As the free hydrogen escaped into space reducing the atmospheric pressure, water vapor condensed and fell out as rain. This formed acidic oceans, rivers and lakes. Shortly thereafter, God created life in the oceans. It existed deep in the water because the UV radiation was so intense life couldn't exist in shallow water. It was also in these depths where the minerals existed which they needed to survive.

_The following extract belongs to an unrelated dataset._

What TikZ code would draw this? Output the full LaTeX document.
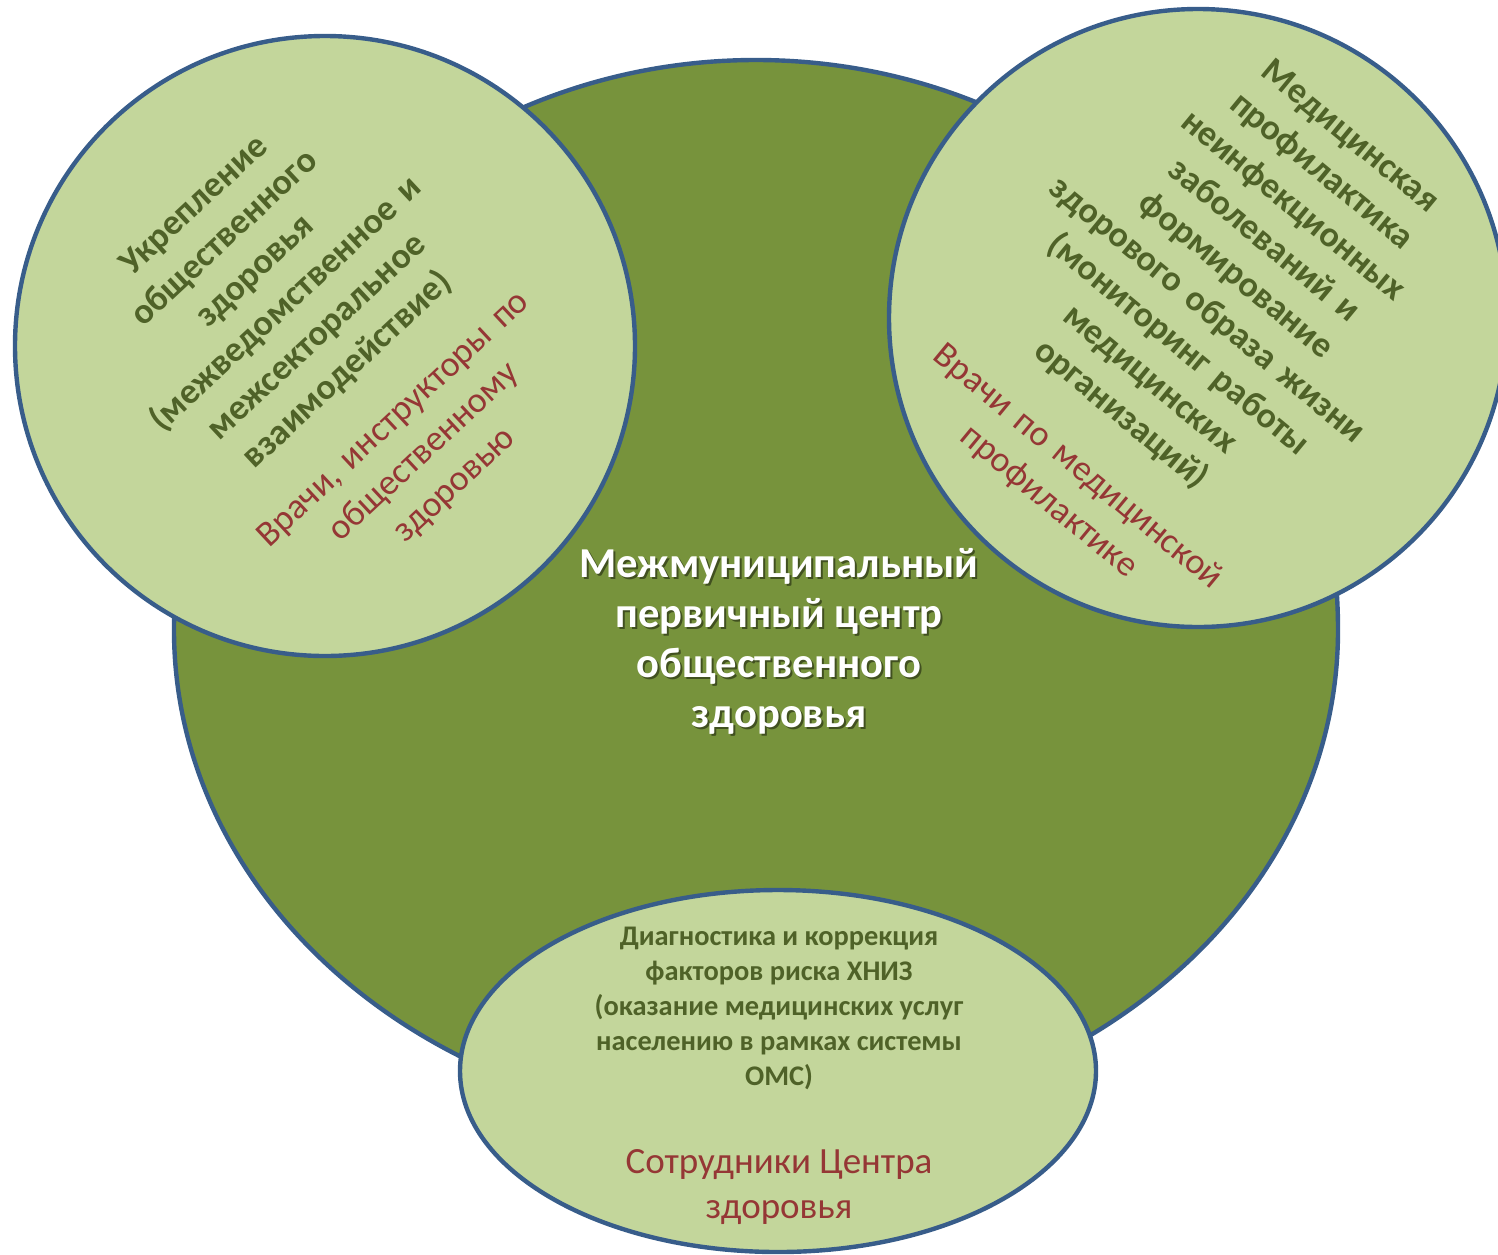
\documentclass[tikz,border=0pt]{standalone}
\usepackage{fontspec}
\setmainfont{Carlito}
\usetikzlibrary{positioning}

\definecolor{bodygreen}{RGB}{119,147,60}
\definecolor{discgreen}{RGB}{195,214,155}
\definecolor{rimblue}{RGB}{56,93,138}
\definecolor{leafgreen}{RGB}{79,98,40}
\definecolor{staffred}{RGB}{149,55,53}

\tikzset{
  disc/.style={draw=rimblue, line width=2.2pt, fill=discgreen},
  sidetext/.style={align=center, text width=280pt, text=leafgreen,
    font=\fontsize{18}{22.5}\selectfont\bfseries},
  titletext/.style={align=center, text=white,
    font=\fontsize{21.3}{25}\selectfont\bfseries},
  basetext/.style={align=center, text=leafgreen,
    font=\fontsize{14.2}{17.5}\selectfont\bfseries},
  stafftext/.style={align=center, text=staffred,
    font=\fontsize{18.5}{22.5}\selectfont}
}

\begin{document}
\begin{tikzpicture}[x=0.5pt, y=-0.5pt]
    \useasboundingbox (0,0) rectangle (1498,1254);
    \clip (0,0) rectangle (1498,1254);

    % Centre body
    \draw[draw=rimblue, line width=2.2pt, fill=bodygreen] (174,630)
        arc[start angle=180, end angle=0, x radius=291pt, y radius=285pt]
        arc[start angle=0, end angle=-180, x radius=291pt, y radius=247.5pt] -- cycle;

    % Side discs and the base
    \draw[disc] (325,346) circle (155pt);
    \draw[disc] (1198,318) circle (154.5pt);
    \draw[disc] (778,1071) ellipse (159pt and 90.5pt);

    % Public health strengthening
    \node[sidetext, rotate=43] (publichealth) at (325,346)
        {Укрепление\\общественного\\здоровья\\(межведомственное и\\межсекторальное\\взаимодействие)\\[11pt]
         \color{staffred}\mdseries Врачи, инструкторы по\\общественному\\здоровью};

    % Prevention
    \node[sidetext, rotate=-39.5] (prevention) at (1199,320)
        {Медицинская\\профилактика\\неинфекционных\\заболеваний и\\формирование\\здорового образа жизни\\(мониторинг работы\\медицинских\\организаций)\\[11.5pt]
         \color{staffred}\mdseries Врачи по медицинской\\профилактике};

    % Centre title with its shadow
    \node[titletext, text=black, opacity=0.45] (titleshadow) at (781,643)
        {Межмуниципальный\\первичный центр\\общественного\\здоровья};
    \node[titletext] (title) at (779,641)
        {Межмуниципальный\\первичный центр\\общественного\\здоровья};

    % Risk factors
    \node[basetext] (riskfactors) at (779,1008)
        {Диагностика и коррекция\\факторов риска ХНИЗ\\(оказание медицинских услуг\\населению в рамках системы\\ОМС)};
    \node[stafftext] (centrestaff) at (779,1187) {Сотрудники Центра\\здоровья};
\end{tikzpicture}
\end{document}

Over time, carbon dioxide dissolved into the oceans and these single-cell organisms converted it to oxygen. It then combined with minerals in the water and then the crust, taking more gas out of the atmosphere. In fact, the great majority of Earth's oxygen is sequestered in its crust. Once the minerals were “saturated,” the atmosphere’s oxygen content began to rise. At first, it combined with methane, turning it into carbon dioxide. This allowed more atmospheric cooling since CO2 is not as good an insulator as methane. The rest gathered in the air, soon UV radiation turned some into ozone which accumulated high in the atmosphere. The ozone blocked the harsh UV radiation harmful to life which allowed it to move up from the ocean depths to the surface and eventually onto land.

 As the atmosphere thinned, it became more transparent, revealing in order the Sun, then the Moon and then at night, the stars. They had always been there, they were just hidden by the clouds and obscured by the haze. Seen from space, the Earth changed from a world covered completely in clouds to one with partly cloudy skies, brilliant blue oceans, and brown land masses. The perpetual twilight also gave way to the discrete days and nights we are accustomed to.

By the end of the Proterozoic Eon, the Earth with its now transparent atmosphere, an ozone layer to stop the lethal UV radiation, and plenty of free oxygen, was ready for God's next phase: life on land.